We can put numerical data in different categories (_bins_) with the function `pd.cut()`. For `pd.cut()`, we need to know three things:
- What to categorize
- The edges of the bins
- The labels of the bins

For example, creating a column in which the months are divided into two _bins_: `first_half` and `second_half`:
- What to categorize: the column `data.Month`
- The edges of the bins: `[0, 6, 12]`
- The labels of the bins: `first_half` and `second_half`

Additionally, if the order of the different categories is not very important, it is best to include `ordered=False`.

In [None]:
half_years = pd.cut(createData.Month, bins=[0, 6, 12], labels=['first_half', 'second_half'], ordered=False)
half_years

You can add this data directly to the original DataFrame (`createData['half_years'] = half_years)`), and use it for example in methods like `.groupby()`.
To get the average per `first_half` and `second_half`:

In [None]:
createData['rainfall'].groupby(by=half_years).mean()

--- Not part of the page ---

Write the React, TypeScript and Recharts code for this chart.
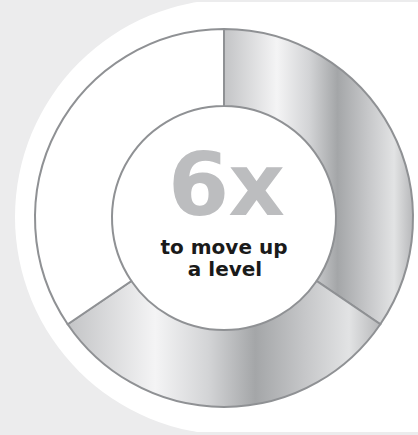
import { PieChart, Pie, Cell, Label } from "recharts";

// ring segments, clockwise from 12 o'clock
const segments = ["step 1", "step 2", "step 3"];
const shares = [34.5, 31, 34.5];
const filled = [true, true, false];

const bigLabel = "6x";
const subLabel = ["to move up", "a level"];

const data = segments.map((name, i) => ({ name, value: shares[i] }));

function CenterText(props: any) {
  const vb = props.viewBox || {};
  const cx = vb.cx ?? 224;
  const cy = vb.cy ?? 218;
  return (
    <g>
      <text
        x={cx + 2}
        y={cy - 3}
        textAnchor="middle"
        fill="#bcbdbf"
        fontFamily="DejaVu Sans"
        fontWeight={700}
        fontSize={88}
        letterSpacing={-1}
      >
        {bigLabel}
      </text>
      <text
        x={cx}
        y={cy + 36}
        textAnchor="middle"
        fill="#1a1a1a"
        fontFamily="DejaVu Sans"
        fontWeight={700}
        fontSize={20}
      >
        {subLabel[0]}
      </text>
      <text
        x={cx + 1}
        y={cy + 58}
        textAnchor="middle"
        fill="#1a1a1a"
        fontFamily="DejaVu Sans"
        fontWeight={700}
        fontSize={20}
      >
        {subLabel[1]}
      </text>
    </g>
  );
}

export default function App() {
  return (
    <div
      style={{
        position: "relative",
        width: 418,
        height: 435,
        background: "#ececed",
        overflow: "hidden",
      }}
    >
      <style>{"body{margin:0}"}</style>
      {/* white backdrop with rounded left side */}
      <div
        style={{
          position: "absolute",
          left: 0,
          top: 2,
          width: 418,
          height: 430,
          overflow: "hidden",
        }}
      >
        <div
          style={{
            position: "absolute",
            left: 15,
            top: -3,
            width: 520,
            height: 436,
            background: "#ffffff",
            borderRadius: "218px 0 0 218px",
          }}
        />
      </div>
      <div style={{ position: "absolute", left: 0, top: 0 }}>
        <PieChart
          width={418}
          height={435}
          margin={{ top: 0, right: 0, bottom: 0, left: 0 }}
        >
          <defs>
            <linearGradient id="silver" x1="0" y1="0" x2="1" y2="0">
              <stop offset="0" stopColor="#c3c4c6" />
              <stop offset="0.28" stopColor="#f4f4f5" />
              <stop offset="0.45" stopColor="#d3d4d6" />
              <stop offset="0.6" stopColor="#a4a6a8" />
              <stop offset="0.76" stopColor="#c6c7c9" />
              <stop offset="0.9" stopColor="#e2e3e4" />
              <stop offset="1" stopColor="#b7b8ba" />
            </linearGradient>
          </defs>
          <Pie
            data={data}
            dataKey="value"
            nameKey="name"
            cx={224}
            cy={218}
            innerRadius={112}
            outerRadius={189}
            startAngle={90}
            endAngle={-270}
            stroke="#8f9194"
            strokeWidth={2}
            isAnimationActive={false}
          >
            {data.map((d, i) => (
              <Cell key={d.name} fill={filled[i] ? "url(#silver)" : "#ffffff"} />
            ))}
            <Label position="center" content={CenterText} />
          </Pie>
        </PieChart>
      </div>
    </div>
  );
}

**Exercise**: Create a column with the seasons (Kiremt, Bega, Belg), based on the column `createData.Month`.
- What to categorize: the column `createData.Month`
- The edges of the bins: `[0, 1, 5, 9, 12]`
- The labels of the bins: `['Bega', 'Belg', 'Kiremnt', 'Bega']` (or choose other edges and corresponding seasons if you think it is different)

In [None]:
# Write your code for creating the variable seasons, based on categorized month data, here.

## 3. Getting more data out of timestamp data
- If you have a column consisting out of timestamps, you can get all kinds of time-related data. 
    - N.B.: timestamps are not strings, but actual datetime objects!
    - Remember: if you have strings, you can turn those into timestamps with the function `pd.to_datetime()` 
- For example, you can get a column with only the hours, or only the days, or only the years. This is useful input for functions like `.groupby()` or `pd.cut()`. 
- You access that timedata through `.dt.methodname` on your column with timestamp data. For example:
    - `.dt.year` for the years
    - `.dt.month` for the months
    - `.dt.hour` for the hours
    - `.dt.weekofyear` for the week number
    - Etc...

Let's say we have PM2.5 air quality data (run below cell to load it).

In [None]:
# Loading the data
pm25Data = pd.read_csv('pm25Data.csv')

# Creating timestamps out of the datetime strings
pm25Data.Datetime = pd.to_datetime(pm25Data.Datetime, dayfirst=True)
pm25Data

We would like to see the daily trend: one value per hour of the day (in total 24 values, being the average of all hours 0, 1, 2, ...). We do have timestamp data (column `Datetime`), but to group for hour per day we need a column that simply mentions only the hour of the day. This column we can create by using `dt.hour` on our column with timestamps.

In [None]:
hours = pm25Data.Datetime.dt.hour
print(hours)

This column hours is perfect input for the function `.groupby()`.

In [None]:
hour_average = pm25Data.PM25.groupby(by=hours).mean()
hour_average

**Exercise**: Show the yearly trend, by calculating the average per month. 

Steps:
- Create a column of month numbers with `pm25Data.Datetime.dt.month`
- Use this column in the function `.groupby()`

In [None]:
# Write your code for calculating the average per month here

**Exercise**: Calculate the seasonal average.

Steps:
- Create a column of month numbers with `pm25Data.Datetime.dt.month` (or use the one from the previous exercise)
- Use this column as input for the function `pd.cut()`, to get as output the seasons (in other words: _categorize_ the month numbers)
- Use the created seasons in the function `.groupby()`

In [None]:
# Write your code for calculating the average per season here.